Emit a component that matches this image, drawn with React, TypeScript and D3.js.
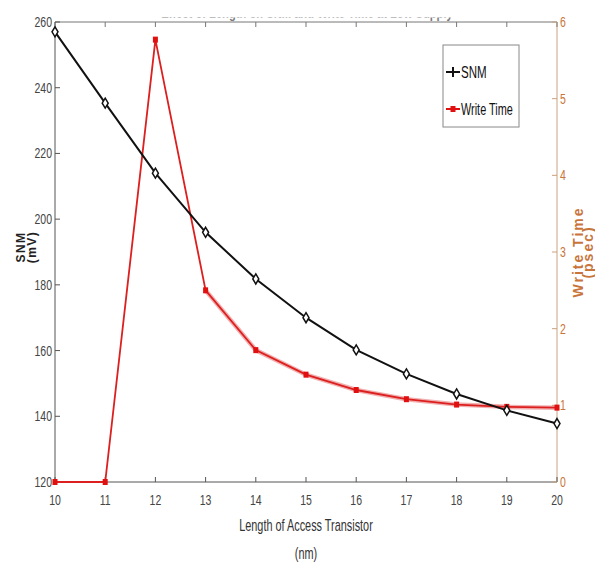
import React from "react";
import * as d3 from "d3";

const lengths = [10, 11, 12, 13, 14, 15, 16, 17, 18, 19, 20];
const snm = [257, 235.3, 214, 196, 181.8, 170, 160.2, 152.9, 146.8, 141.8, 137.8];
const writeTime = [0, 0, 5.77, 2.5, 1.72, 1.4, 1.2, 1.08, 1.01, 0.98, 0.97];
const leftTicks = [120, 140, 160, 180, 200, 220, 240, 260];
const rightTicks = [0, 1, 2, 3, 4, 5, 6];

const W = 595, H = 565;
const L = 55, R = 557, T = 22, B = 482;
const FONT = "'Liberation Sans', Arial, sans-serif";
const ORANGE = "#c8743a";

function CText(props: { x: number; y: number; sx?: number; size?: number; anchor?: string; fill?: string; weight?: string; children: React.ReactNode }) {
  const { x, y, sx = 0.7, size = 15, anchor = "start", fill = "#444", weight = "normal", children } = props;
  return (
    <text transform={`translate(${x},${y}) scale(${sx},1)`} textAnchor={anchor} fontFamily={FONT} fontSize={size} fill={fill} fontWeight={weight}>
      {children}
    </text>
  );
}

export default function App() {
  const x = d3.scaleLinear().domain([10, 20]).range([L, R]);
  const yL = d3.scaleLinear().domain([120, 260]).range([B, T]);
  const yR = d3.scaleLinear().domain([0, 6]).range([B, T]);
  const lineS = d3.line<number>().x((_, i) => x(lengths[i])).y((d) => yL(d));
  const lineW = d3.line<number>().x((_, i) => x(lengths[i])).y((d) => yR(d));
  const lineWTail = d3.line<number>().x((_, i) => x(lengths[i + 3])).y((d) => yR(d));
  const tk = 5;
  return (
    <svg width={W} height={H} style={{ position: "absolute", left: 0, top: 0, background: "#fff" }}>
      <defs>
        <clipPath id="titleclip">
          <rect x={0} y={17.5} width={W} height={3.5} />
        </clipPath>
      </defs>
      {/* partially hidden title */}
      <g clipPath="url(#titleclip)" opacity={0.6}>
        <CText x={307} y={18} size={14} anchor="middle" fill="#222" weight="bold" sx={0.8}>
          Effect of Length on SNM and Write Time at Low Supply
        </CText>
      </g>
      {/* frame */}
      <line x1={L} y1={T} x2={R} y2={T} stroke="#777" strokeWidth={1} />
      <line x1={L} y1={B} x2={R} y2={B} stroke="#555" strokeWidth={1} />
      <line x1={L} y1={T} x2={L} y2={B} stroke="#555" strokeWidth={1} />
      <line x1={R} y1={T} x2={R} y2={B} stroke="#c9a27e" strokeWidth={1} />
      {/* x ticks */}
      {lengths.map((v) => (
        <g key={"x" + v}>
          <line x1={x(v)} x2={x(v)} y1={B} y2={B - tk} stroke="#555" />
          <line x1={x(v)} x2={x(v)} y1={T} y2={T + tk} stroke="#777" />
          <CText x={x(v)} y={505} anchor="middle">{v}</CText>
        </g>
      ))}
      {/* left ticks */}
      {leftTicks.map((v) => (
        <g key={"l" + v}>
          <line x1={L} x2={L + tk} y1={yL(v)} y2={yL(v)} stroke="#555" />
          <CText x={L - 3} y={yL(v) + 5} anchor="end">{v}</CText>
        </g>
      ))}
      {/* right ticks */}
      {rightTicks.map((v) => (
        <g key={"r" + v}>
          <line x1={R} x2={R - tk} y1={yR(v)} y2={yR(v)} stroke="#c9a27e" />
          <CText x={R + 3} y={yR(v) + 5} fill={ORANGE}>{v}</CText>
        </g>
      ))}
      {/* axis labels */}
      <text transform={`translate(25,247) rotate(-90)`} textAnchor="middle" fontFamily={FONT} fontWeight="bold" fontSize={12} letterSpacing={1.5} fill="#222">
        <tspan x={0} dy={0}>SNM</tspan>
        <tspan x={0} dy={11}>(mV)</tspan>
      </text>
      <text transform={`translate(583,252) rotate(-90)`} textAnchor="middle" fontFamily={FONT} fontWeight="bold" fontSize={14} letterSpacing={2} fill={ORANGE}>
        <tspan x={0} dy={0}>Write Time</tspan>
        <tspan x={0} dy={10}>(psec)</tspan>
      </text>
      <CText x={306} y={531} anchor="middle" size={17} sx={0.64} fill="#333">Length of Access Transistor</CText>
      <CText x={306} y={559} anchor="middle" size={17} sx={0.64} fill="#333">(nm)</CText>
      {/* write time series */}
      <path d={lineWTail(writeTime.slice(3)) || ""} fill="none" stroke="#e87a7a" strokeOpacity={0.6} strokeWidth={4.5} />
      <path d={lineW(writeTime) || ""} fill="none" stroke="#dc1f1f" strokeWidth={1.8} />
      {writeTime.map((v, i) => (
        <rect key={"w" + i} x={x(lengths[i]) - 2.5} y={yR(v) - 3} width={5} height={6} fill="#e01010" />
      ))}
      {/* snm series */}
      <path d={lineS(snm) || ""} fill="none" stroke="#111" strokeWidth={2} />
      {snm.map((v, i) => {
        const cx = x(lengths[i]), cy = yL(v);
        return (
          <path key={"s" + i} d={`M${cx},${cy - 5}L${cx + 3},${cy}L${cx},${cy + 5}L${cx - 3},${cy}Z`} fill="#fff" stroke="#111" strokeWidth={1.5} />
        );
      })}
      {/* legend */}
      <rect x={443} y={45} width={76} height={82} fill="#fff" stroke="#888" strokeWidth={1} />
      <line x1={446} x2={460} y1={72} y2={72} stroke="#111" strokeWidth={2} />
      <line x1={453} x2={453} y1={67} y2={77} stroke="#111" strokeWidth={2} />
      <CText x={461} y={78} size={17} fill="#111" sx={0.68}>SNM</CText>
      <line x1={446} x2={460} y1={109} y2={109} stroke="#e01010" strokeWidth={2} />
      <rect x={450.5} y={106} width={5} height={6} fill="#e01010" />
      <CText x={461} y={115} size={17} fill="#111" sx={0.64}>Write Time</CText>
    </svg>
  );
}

▶ STATED GOAL: Repeat the listing in full and exactly. Leave any pictures out.

▶ TASK OUTPUT:
Emit a component that matches this image, drawn with React, TypeScript and D3.js.
import React from "react";
import * as d3 from "d3";

const lengths = [10, 11, 12, 13, 14, 15, 16, 17, 18, 19, 20];
const snm = [257, 235.3, 214, 196, 181.8, 170, 160.2, 152.9, 146.8, 141.8, 137.8];
const writeTime = [0, 0, 5.77, 2.5, 1.72, 1.4, 1.2, 1.08, 1.01, 0.98, 0.97];
const leftTicks = [120, 140, 160, 180, 200, 220, 240, 260];
const rightTicks = [0, 1, 2, 3, 4, 5, 6];

const W = 595, H = 565;
const L = 55, R = 557, T = 22, B = 482;
const FONT = "'Liberation Sans', Arial, sans-serif";
const ORANGE = "#c8743a";

function CText(props: { x: number; y: number; sx?: number; size?: number; anchor?: string; fill?: string; weight?: string; children: React.ReactNode }) {
  const { x, y, sx = 0.7, size = 15, anchor = "start", fill = "#444", weight = "normal", children } = props;
  return (
    <text transform={`translate(${x},${y}) scale(${sx},1)`} textAnchor={anchor} fontFamily={FONT} fontSize={size} fill={fill} fontWeight={weight}>
      {children}
    </text>
  );
}

export default function App() {
  const x = d3.scaleLinear().domain([10, 20]).range([L, R]);
  const yL = d3.scaleLinear().domain([120, 260]).range([B, T]);
  const yR = d3.scaleLinear().domain([0, 6]).range([B, T]);
  const lineS = d3.line<number>().x((_, i) => x(lengths[i])).y((d) => yL(d));
  const lineW = d3.line<number>().x((_, i) => x(lengths[i])).y((d) => yR(d));
  const lineWTail = d3.line<number>().x((_, i) => x(lengths[i + 3])).y((d) => yR(d));
  const tk = 5;
  return (
    <svg width={W} height={H} style={{ position: "absolute", left: 0, top: 0, background: "#fff" }}>
      <defs>
        <clipPath id="titleclip">
          <rect x={0} y={17.5} width={W} height={3.5} />
        </clipPath>
      </defs>
      {/* partially hidden title */}
      <g clipPath="url(#titleclip)" opacity={0.6}>
        <CText x={307} y={18} size={14} anchor="middle" fill="#222" weight="bold" sx={0.8}>
          Effect of Length on SNM and Write Time at Low Supply
        </CText>
      </g>
      {/* frame */}
      <line x1={L} y1={T} x2={R} y2={T} stroke="#777" strokeWidth={1} />
      <line x1={L} y1={B} x2={R} y2={B} stroke="#555" strokeWidth={1} />
      <line x1={L} y1={T} x2={L} y2={B} stroke="#555" strokeWidth={1} />
      <line x1={R} y1={T} x2={R} y2={B} stroke="#c9a27e" strokeWidth={1} />
      {/* x ticks */}
      {lengths.map((v) => (
        <g key={"x" + v}>
          <line x1={x(v)} x2={x(v)} y1={B} y2={B - tk} stroke="#555" />
          <line x1={x(v)} x2={x(v)} y1={T} y2={T + tk} stroke="#777" />
          <CText x={x(v)} y={505} anchor="middle">{v}</CText>
        </g>
      ))}
      {/* left ticks */}
      {leftTicks.map((v) => (
        <g key={"l" + v}>
          <line x1={L} x2={L + tk} y1={yL(v)} y2={yL(v)} stroke="#555" />
          <CText x={L - 3} y={yL(v) + 5} anchor="end">{v}</CText>
        </g>
      ))}
      {/* right ticks */}
      {rightTicks.map((v) => (
        <g key={"r" + v}>
          <line x1={R} x2={R - tk} y1={yR(v)} y2={yR(v)} stroke="#c9a27e" />
          <CText x={R + 3} y={yR(v) + 5} fill={ORANGE}>{v}</CText>
        </g>
      ))}
      {/* axis labels */}
      <text transform={`translate(25,247) rotate(-90)`} textAnchor="middle" fontFamily={FONT} fontWeight="bold" fontSize={12} letterSpacing={1.5} fill="#222">
        <tspan x={0} dy={0}>SNM</tspan>
        <tspan x={0} dy={11}>(mV)</tspan>
      </text>
      <text transform={`translate(583,252) rotate(-90)`} textAnchor="middle" fontFamily={FONT} fontWeight="bold" fontSize={14} letterSpacing={2} fill={ORANGE}>
        <tspan x={0} dy={0}>Write Time</tspan>
        <tspan x={0} dy={10}>(psec)</tspan>
      </text>
      <CText x={306} y={531} anchor="middle" size={17} sx={0.64} fill="#333">Length of Access Transistor</CText>
      <CText x={306} y={559} anchor="middle" size={17} sx={0.64} fill="#333">(nm)</CText>
      {/* write time series */}
      <path d={lineWTail(writeTime.slice(3)) || ""} fill="none" stroke="#e87a7a" strokeOpacity={0.6} strokeWidth={4.5} />
      <path d={lineW(writeTime) || ""} fill="none" stroke="#dc1f1f" strokeWidth={1.8} />
      {writeTime.map((v, i) => (
        <rect key={"w" + i} x={x(lengths[i]) - 2.5} y={yR(v) - 3} width={5} height={6} fill="#e01010" />
      ))}
      {/* snm series */}
      <path d={lineS(snm) || ""} fill="none" stroke="#111" strokeWidth={2} />
      {snm.map((v, i) => {
        const cx = x(lengths[i]), cy = yL(v);
        return (
          <path key={"s" + i} d={`M${cx},${cy - 5}L${cx + 3},${cy}L${cx},${cy + 5}L${cx - 3},${cy}Z`} fill="#fff" stroke="#111" strokeWidth={1.5} />
        );
      })}
      {/* legend */}
      <rect x={443} y={45} width={76} height={82} fill="#fff" stroke="#888" strokeWidth={1} />
      <line x1={446} x2={460} y1={72} y2={72} stroke="#111" strokeWidth={2} />
      <line x1={453} x2={453} y1={67} y2={77} stroke="#111" strokeWidth={2} />
      <CText x={461} y={78} size={17} fill="#111" sx={0.68}>SNM</CText>
      <line x1={446} x2={460} y1={109} y2={109} stroke="#e01010" strokeWidth={2} />
      <rect x={450.5} y={106} width={5} height={6} fill="#e01010" />
      <CText x={461} y={115} size={17} fill="#111" sx={0.64}>Write Time</CText>
    </svg>
  );
}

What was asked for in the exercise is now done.